Wednesday, April 7, 2010

Sun Setting (Economically)


Illusion of Prosperity Entering Its Twilight

04/07/2010
Even if the U.S. economy has hit bottom—extremely unlikely—there is almost no chance the recovery will restore the nation to economic health. No one knows this better than the Baby Boomers, vast numbers of whom have seen their retirement plans go up in smoke because of the wealth-destroying effects of the Great Recession. Tens of millions of them are parents as well, and they are just starting to realize that their children will experience a declining standard of living in the decades ahead. As recently as three years ago, before the banking system and housing market collapsed, few would have believed America could fall so far, so fast. Now, with public, corporate and private debt hanging over us that has grown far too large to redeem, only a fool in denial could fail to see the dark shadow that has fallen over the economy.Even so, the illusion of prosperity seems likely to persist, especially with the stock market's relentless rally, now entering its 14th month, to distract and disconnect us from the real economic world. A comment posted in the Rick's Picks forum yesterday:
"The cognitive dissonance about the land is now both pervasive and immense.

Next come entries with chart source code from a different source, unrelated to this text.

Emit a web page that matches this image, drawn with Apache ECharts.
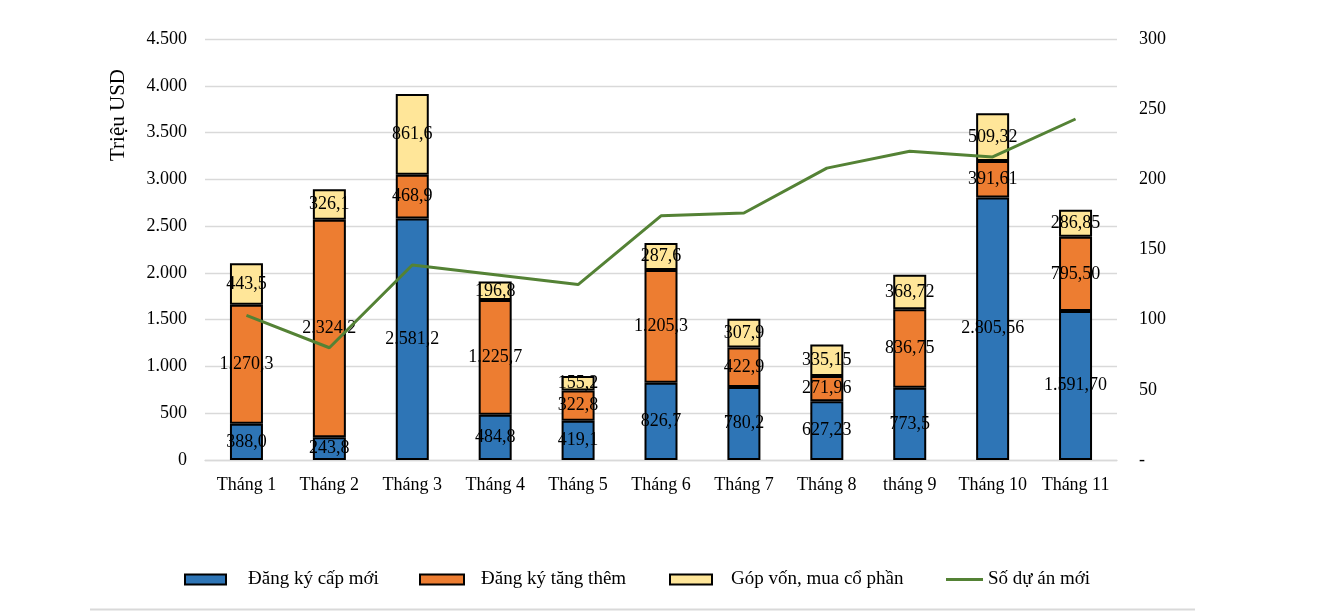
<!DOCTYPE html>
<html>
<head>
<meta charset="utf-8">
<script src="https://cdn.jsdelivr.net/npm/echarts@6/dist/echarts.min.js"></script>
<style>
html,body{margin:0;padding:0;background:#fff;}
#chart{width:1331px;height:611px;}
</style>
</head>
<body>
<div id="chart"></div>
<script>
var categories = ['Tháng 1','Tháng 2','Tháng 3','Tháng 4','Tháng 5','Tháng 6','Tháng 7','Tháng 8','tháng 9','Tháng 10','Tháng 11'];
var newReg = [388.0, 243.8, 2581.2, 484.8, 419.1, 826.7, 780.2, 627.23, 773.5, 2805.56, 1591.70];
var addReg = [1270.3, 2324.2, 468.9, 1225.7, 322.8, 1205.3, 422.9, 271.96, 836.75, 391.61, 795.50];
var capital = [443.5, 326.1, 861.6, 196.8, 155.2, 287.6, 307.9, 335.15, 368.72, 509.32, 286.85];
var newProjects = [103, 80, 139, 132, 125, 174, 176, 208, 220, 216, 243];
var newRegLabels = ['388,0','243,8','2.581,2','484,8','419,1','826,7','780,2','627,23','773,5','2.805,56','1.591,70'];
var addRegLabels = ['1.270,3','2.324,2','468,9','1.225,7','322,8','1.205,3','422,9','271,96','836,75','391,61','795,50'];
var capitalLabels = ['443,5','326,1','861,6','196,8','155,2','287,6','307,9','335,15','368,72','509,32','286,85'];
var seriesNames = ['Đăng ký cấp mới','Đăng ký tăng thêm','Góp vốn, mua cổ phần','Số dự án mới'];

var FONT = '"Liberation Serif", "Times New Roman", serif';
var chart = echarts.init(document.getElementById('chart'));

function barLabel(arr){
  return {show:true, position:'inside', color:'#000', fontFamily:FONT, fontSize:18,
    formatter:function(p){return arr[p.dataIndex];}};
}
function legendAt(left, name, w, h, pad, top){
  return {show:true, data:[{name:name, icon:'rect'}], left:left, top:top, padding:0, itemWidth:w, itemHeight:h,
    textStyle:{fontFamily:FONT, fontSize:19, color:'#000', padding:[0,0,0,pad]}};
}
var barBorder = {borderColor:'#000', borderWidth:2};

chart.setOption({
  animation:false,
  backgroundColor:'#fff',
  grid:{left:205, right:214, top:39, bottom:151},
  legend:[
    legendAt(184, seriesNames[0], 41, 10, 17, 570),
    legendAt(419, seriesNames[1], 44, 10, 12, 570),
    legendAt(669, seriesNames[2], 42, 10, 14, 570),
    legendAt(946, seriesNames[3], 37, 3, 0, 570)
  ],
  xAxis:{
    type:'category', data:categories,
    axisTick:{show:false},
    axisLine:{lineStyle:{color:'#d9d9d9', width:1.3}},
    axisLabel:{interval:0, color:'#000', fontFamily:FONT, fontSize:18, margin:16}
  },
  yAxis:[
    {type:'value', min:0, max:4500, interval:500,
     axisLine:{show:false}, axisTick:{show:false},
     splitLine:{lineStyle:{color:'#d9d9d9', width:1.3}},
     axisLabel:{color:'#000', fontFamily:FONT, fontSize:18, margin:18,
       formatter:function(v){return String(v).replace(/\B(?=(\d{3})+(?!\d))/g,'.');}}},
    {type:'value', min:0, max:300, interval:50, position:'right',
     axisLine:{show:false}, axisTick:{show:false}, splitLine:{show:false},
     axisLabel:{color:'#000', fontFamily:FONT, fontSize:18, margin:22, align:'left',
       formatter:function(v){return v===0?'-':String(v);}}}
  ],
  graphic:[
    {type:'text', x:118, y:115, rotation:Math.PI/2,
     style:{text:'Triệu USD', font:'21px "Liberation Serif", serif', fill:'#000', textAlign:'center', textVerticalAlign:'middle'}},
    {type:'line', shape:{x1:90, y1:609.5, x2:1195, y2:609.5}, style:{stroke:'#d9d9d9', lineWidth:2}}
  ],
  series:[
    {name:seriesNames[0], type:'bar', stack:'a', barWidth:33, data:newReg,
     itemStyle:Object.assign({color:'#2E75B6'}, barBorder), label:barLabel(newRegLabels)},
    {name:seriesNames[1], type:'bar', stack:'a', barWidth:33, data:addReg,
     itemStyle:Object.assign({color:'#ED7D31'}, barBorder), label:barLabel(addRegLabels)},
    {name:seriesNames[2], type:'bar', stack:'a', barWidth:33, data:capital,
     itemStyle:Object.assign({color:'#FFE699'}, barBorder), label:barLabel(capitalLabels)},
    {name:seriesNames[3], type:'line', yAxisIndex:1, data:newProjects, symbol:'none', z:10,
     lineStyle:{color:'#548235', width:3}, itemStyle:{color:'#548235'}}
  ]
});
</script>
</body>
</html>
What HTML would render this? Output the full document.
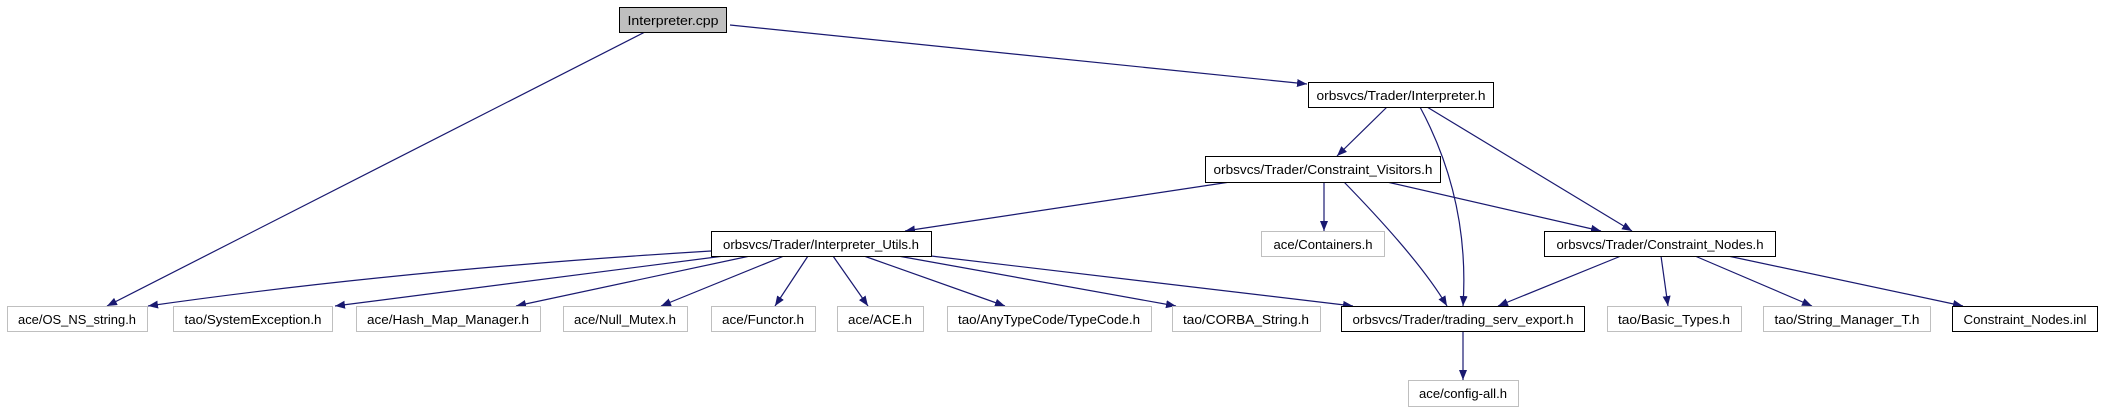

The number of unemployed, underemployed, and otherwise financially and economically imperiled has ratcheted up over the last few years, and though the economic deterioration that began in earnest in early 2008 seems to have, at least by some modestly credible measures, abated somewhat in the last few months, the new normal, such as it is, is distinctly less healthy, less favorable to most, than it was."And yet, despite the immutable facts of a reduction in the standard of living for so many, we keep hearing talk of recovery—which is, by definition, absurd, since a recovery assumes the reclamation of a prior state. The only prior state that has been recovered is the one that Wall Street was operating in before the financial world, as we knew it, ended in a thunderous calamity. In fact, even that picture isn't entirely accurate since Wall Street has now, de facto, if not de jure, captured at least two, if not all three, branches comprising the Federal government. . ."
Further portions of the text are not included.